Audiences are happiest when Hanks plays sensitive guys (as in his rom-coms with Meg Ryan), naifs or man-boys. He was literally a man-boy in Big (1988), playing Josh, a 12-year-old who is magically transported into a grown-up’s body. It’s a tricky technical performance. Josh’s responses to the world are outsized and immediate and bouncy, whether he’s conveying astonishment at his very first paycheque (which comes to a whopping $187!) or navigating his first “sleepover” with a girl. But Hanks also imbued Josh with a poignant sense of loss. He is, after all, stranded in the alien world of adults.
The delicate sweetness of Big turned saccharine in Forrest Gump, another Zemeckis project, in which the filmmaker’s use of Forrest’s distressingly blank slate to illustrate key moments in modern American history felt wrongheaded. (Continuing the urination motif, Forrest’s blurted response upon meeting John F. Kennedy is, “I need to pee!”) Hanks embraced Forrest’s flood pants, buttoned-up shirt and goony-bird face, but his conviction was misapplied.
Philadelphia again seized on the “non-threatening boy” aspect of Hanks’s persona, this time to help straight people feel comfy with homosexuality.

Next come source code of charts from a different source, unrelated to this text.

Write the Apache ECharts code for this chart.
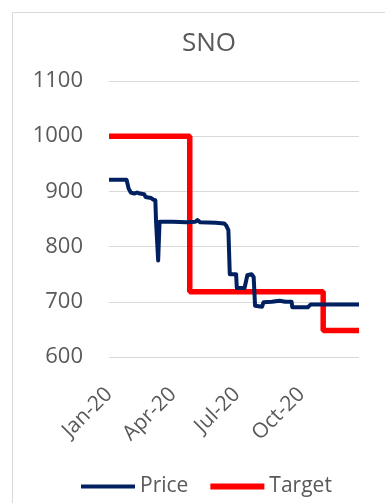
<!DOCTYPE html>
<html>
<head>
<meta charset="utf-8">
<script src="https://cdn.jsdelivr.net/npm/echarts@6/dist/echarts.min.js"></script>
<style>
  html, body { margin: 0; padding: 0; background: #fff; }
  #chart { width: 385px; height: 503px; }
</style>
</head>
<body>
<div id="chart"></div>
<script>
// price series
var priceDates = ['2020-01-01','2020-01-26','2020-01-29','2020-02-01','2020-02-06','2020-02-10','2020-02-14','2020-02-20','2020-02-22','2020-03-01','2020-03-04','2020-03-07','2020-03-08','2020-03-10','2020-03-11','2020-03-13','2020-04-01','2020-04-20','2020-05-03','2020-05-06','2020-05-10','2020-06-01','2020-06-13','2020-06-16','2020-06-19','2020-06-20','2020-06-21','2020-06-30','2020-07-01','2020-07-12','2020-07-16','2020-07-22','2020-07-25','2020-07-27','2020-08-06','2020-08-08','2020-08-20','2020-08-31','2020-09-08','2020-09-17','2020-09-18','2020-10-10','2020-10-14','2020-12-22'];
var priceValues = [921,921,905,898,896,898,896,895,890,888,885,884,845,845,775,845,845,844,845,848,844,843,842,838,830,829,750,750,725,725,748,750,745,693,691,699,700,702,700,700,690,690,695,695];
// target steps
var targetDates = ['2020-01-01','2020-04-25','2020-11-01','2020-12-22'];
var targetValues = [1000,718,648,648];
// x tick labels
var tickDates = ['2020-01-01','2020-04-01','2020-07-01','2020-10-01'];
var tickLabels = ['Jan-20','Apr-20','Jul-20','Oct-20'];

function ts(s){ return +new Date(s + 'T00:00:00Z'); }
function zip(d, v){
    var out = [];
    for (var i = 0; i < d.length; i++) out.push([ts(d[i]), v[i]]);
    return out;
}

var font = '"Open Sans", "Noto Sans", sans-serif';
var grey = '#595959';
var tickTs = tickDates.map(ts);

var chart = echarts.init(document.getElementById('chart'));
var option = {
    animation: false,
    textStyle: { fontFamily: font },
    graphic: [{
        type: 'rect',
        shape: { x: 12.5, y: 12.5, width: 500, height: 600 },
        style: { fill: 'none', stroke: '#d9d9d9', lineWidth: 1 },
        silent: true
    }],
    title: {
        text: 'SNO',
        left: 204,
        top: 26,
        textAlign: 'center',
        textStyle: { fontFamily: font, fontSize: 26, fontWeight: 'normal', color: grey }
    },
    legend: {
        left: 76,
        top: 471,
        itemWidth: 54,
        itemHeight: 14,
        itemGap: 22,
        textStyle: { fontFamily: font, fontSize: 21, color: grey },
        data: [
            // thin bar for price, thicker for target (outer moves keep the 54x14 box)
            { name: 'Price', icon: 'path://M0,0L0,0M0,5L54,5L54,9L0,9ZM0,14L0,14' },
            { name: 'Target', icon: 'path://M0,0L0,0M0,4L54,4L54,10L0,10ZM0,14L0,14' }
        ]
    },
    grid: { left: 109, right: 26, top: 81, bottom: 146 },
    xAxis: {
        type: 'value',
        min: ts('2020-01-01'),
        max: ts('2020-12-22'),
        axisLine: { show: false },
        axisTick: { show: false },
        splitLine: { show: false },
        axisLabel: {
            customValues: tickTs,
            rotate: 45,
            margin: 34,
            fontSize: 21,
            color: grey,
            fontFamily: font,
            formatter: function (v) {
                var i = tickTs.indexOf(v);
                return i < 0 ? '' : tickLabels[i];
            }
        }
    },
    yAxis: {
        type: 'value',
        min: 600,
        max: 1100,
        interval: 100,
        axisLine: { show: false },
        axisTick: { show: false },
        axisLabel: { fontSize: 22, color: grey, margin: 26, fontFamily: font,
            formatter: function (v) { return String(v); } },
        splitLine: { lineStyle: { color: '#d9d9d9', width: 1 } }
    },
    series: [
        {
            name: 'Price',
            type: 'line',
            symbol: 'none',
            data: zip(priceDates, priceValues),
            lineStyle: { color: '#002060', width: 4, join: 'round' },
            itemStyle: { color: '#002060' },
            z: 3
        },
        {
            name: 'Target',
            type: 'line',
            step: 'end',
            symbol: 'none',
            data: zip(targetDates, targetValues),
            lineStyle: { color: '#ff0000', width: 5.5 },
            itemStyle: { color: '#ff0000' },
            z: 2
        }
    ]
};
chart.setOption(option);
</script>
</body>
</html>
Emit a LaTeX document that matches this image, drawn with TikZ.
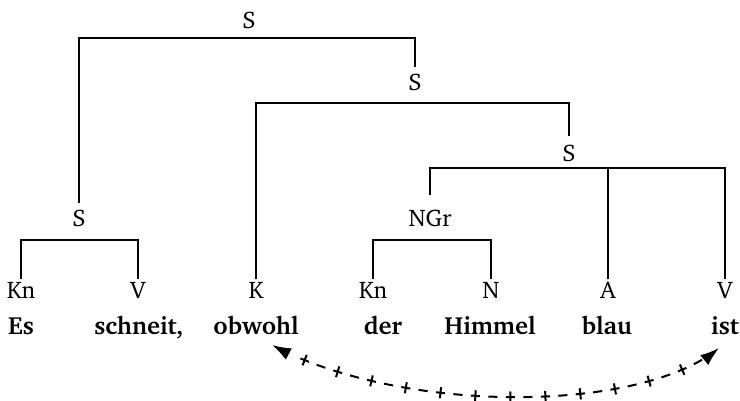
\documentclass[tikz,border=0pt]{standalone}
\usepackage[T1]{fontenc}
\renewcommand{\rmdefault}{bch}
\usetikzlibrary{arrows.meta,decorations.markings}
\tikzset{
  lab/.style={anchor=base, inner sep=0pt, font=\fontsize{12}{14}\selectfont},
  wrd/.style={anchor=base, inner sep=0pt, font=\fontsize{12.4}{14}\selectfont\bfseries},
  tree/.style={line width=0.65pt},
  tick/.style={solid, -, line width=1pt, line cap=butt},
  link/.style={line width=1pt, {Latex[length=9.5pt,width=6.4pt]}-{Latex[length=9.5pt,width=6.4pt]},
    dash pattern=on 0pt off 10000pt,
    postaction={decorate},
    decoration={markings,
      mark=between positions 18pt and -9pt step 8.75pt with {
        \draw[tick] (-2.3pt,0) -- (2.3pt,0);
        \pgfkeysgetvalue{/pgf/decoration/mark info/sequence number}\myseqn
        \ifodd\myseqn \draw[tick] (0,-2.8pt) -- (0,2.8pt);\fi
      }}}
}
\begin{document}
\begin{tikzpicture}[x=0.5pt,y=-0.5pt]
\useasboundingbox (0,0) rectangle (740,401);
% inner labels
\node[lab] (S1) at (249,29) {S};
\node[lab] (S2) at (415,91) {S};
\node[lab] (S3) at (569,162) {S};
\node[lab] (Sa) at (79,227) {S};
\node[lab] (NGr) at (430,227) {NGr};
% leaf labels
\node[lab] (Kn1) at (21,299) {Kn};
\node[lab] (V1) at (138,299) {V};
\node[lab] (K) at (256,299) {K};
\node[lab] (Kn2) at (373,299) {Kn};
\node[lab] (N) at (491,299) {N};
\node[lab] (A) at (608,299) {A};
\node[lab] (V2) at (725,299) {V};
% words
\node[wrd] (w1) at (21,335) {Es};
\node[wrd] (w2) at (139,335) {schneit,};
\node[wrd] (w3) at (256,335) {obwohl};
\node[wrd] (w4) at (383,335) {der};
\node[wrd] (w5) at (490,335) {Himmel};
\node[wrd] (w6) at (607,335) {blau};
\node[wrd] (w7) at (725,335) {ist};
% tree
\draw[tree] ([yshift=3.5pt]Sa.north) |- ([yshift=-4.5pt]S1.base) -| ([yshift=3.5pt]S2.north);
\draw[tree] ([yshift=1.5pt]K.north) |- ([yshift=-6pt]S2.base) -| ([yshift=4.5pt]S3.north);
\coordinate (b3) at ([yshift=-3pt]S3.base);
\draw[tree] ([yshift=7.5pt]NGr.north) |- (b3) -| ([yshift=1.5pt]V2.north);
\draw[tree] ([yshift=1.5pt]A.north) -- (A.north |- b3);
\draw[tree] ([yshift=1.5pt]Kn1.north) |- ([yshift=-6.5pt]Sa.base) -| ([yshift=1.5pt]V1.north);
\draw[tree] ([yshift=1.5pt]Kn2.north) |- ([yshift=-6.5pt]NGr.base) -| ([yshift=1.5pt]N.north);
% dependency arrow
\draw[link] ([shift={(16,10)}]w3.base) .. controls (401,414) and (639,414) .. ([shift={(-6,13)}]w7.base);
\end{tikzpicture}
\end{document}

Hanks was brave for helping introduce the topic of AIDS into mainstream movies; he wasn’t so brave for playing Andrew Beckett as sexless, even with the red-hot Antonio Banderas standing nearby. Andrew was so mild, so cuddly, so neutered, that one couldn’t help wondering how it was possible that he contracted a sexually transmitted disease in the first place.
Hanks has an unusual ability to reassure and comfort audiences, even when he’s in controversial territory. That’s why he’s the perfect star for The Da Vinci Code. That’s also why his real greatness often gets diffused into fuzzy, feel-good projects and well-intentioned failures. This weekend, he’ll be taking fans on a search for Dan Brown’s hopelessly middlebrow version of the Holy Grail. If only he were willing to take them someplace more risky.